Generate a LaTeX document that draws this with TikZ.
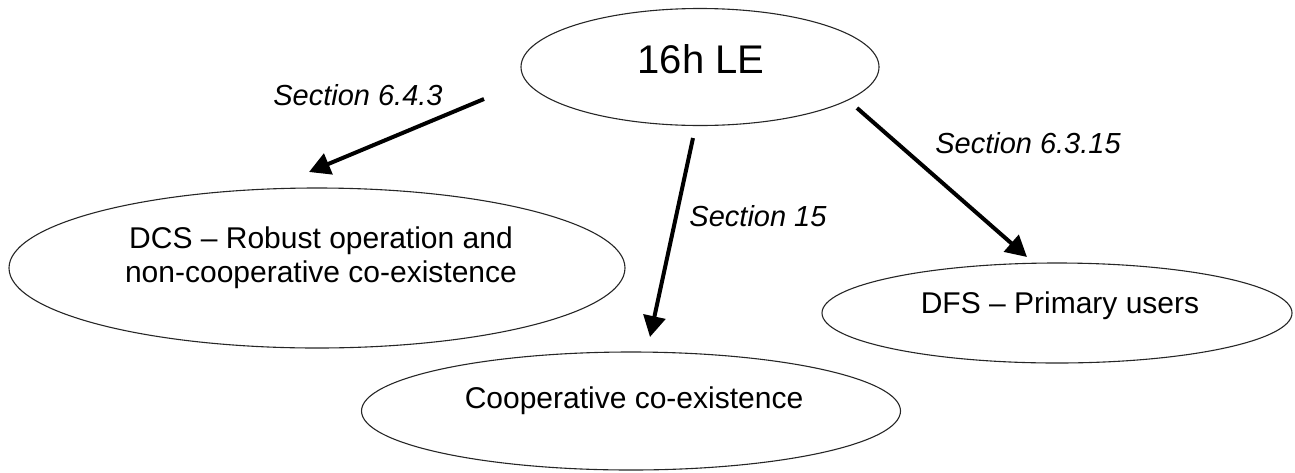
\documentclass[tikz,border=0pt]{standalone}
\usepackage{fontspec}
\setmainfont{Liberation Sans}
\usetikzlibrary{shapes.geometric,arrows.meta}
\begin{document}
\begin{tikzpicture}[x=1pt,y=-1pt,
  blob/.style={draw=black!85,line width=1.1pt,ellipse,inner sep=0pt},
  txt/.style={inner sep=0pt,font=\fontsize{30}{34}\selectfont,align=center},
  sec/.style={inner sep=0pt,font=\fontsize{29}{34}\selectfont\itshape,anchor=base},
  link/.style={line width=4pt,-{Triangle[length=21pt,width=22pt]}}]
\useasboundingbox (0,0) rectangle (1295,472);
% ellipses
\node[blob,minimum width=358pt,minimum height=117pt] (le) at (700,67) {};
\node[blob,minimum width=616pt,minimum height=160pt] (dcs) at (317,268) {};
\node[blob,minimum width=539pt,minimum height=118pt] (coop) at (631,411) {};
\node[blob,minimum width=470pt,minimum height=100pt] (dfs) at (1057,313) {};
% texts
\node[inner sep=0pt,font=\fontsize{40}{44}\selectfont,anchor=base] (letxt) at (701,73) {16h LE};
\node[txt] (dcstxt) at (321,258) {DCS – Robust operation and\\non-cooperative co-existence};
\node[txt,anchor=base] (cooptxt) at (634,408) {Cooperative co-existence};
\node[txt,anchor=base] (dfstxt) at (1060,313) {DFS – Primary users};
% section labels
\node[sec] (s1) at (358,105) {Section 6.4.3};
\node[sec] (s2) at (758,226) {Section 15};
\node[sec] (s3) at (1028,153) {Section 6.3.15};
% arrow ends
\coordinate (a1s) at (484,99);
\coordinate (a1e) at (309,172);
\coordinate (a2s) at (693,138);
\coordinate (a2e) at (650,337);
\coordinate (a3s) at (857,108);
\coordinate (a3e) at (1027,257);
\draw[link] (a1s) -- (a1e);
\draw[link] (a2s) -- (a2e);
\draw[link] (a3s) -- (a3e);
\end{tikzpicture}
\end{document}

* * *

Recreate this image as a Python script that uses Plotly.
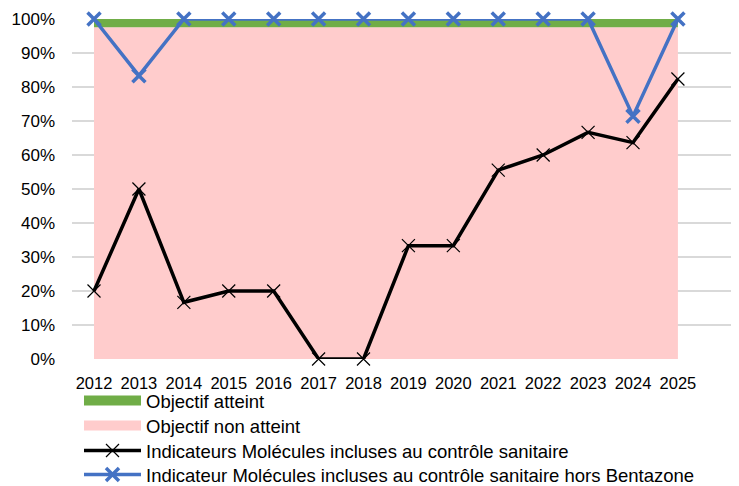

AIM OF THE EXERCISE: Scan the data above; copy every line where "that" appears.

ANSWER FOR THE TASK:
Generate a LaTeX document that draws this with TikZ.
Recreate this image as a Python script that uses Plotly.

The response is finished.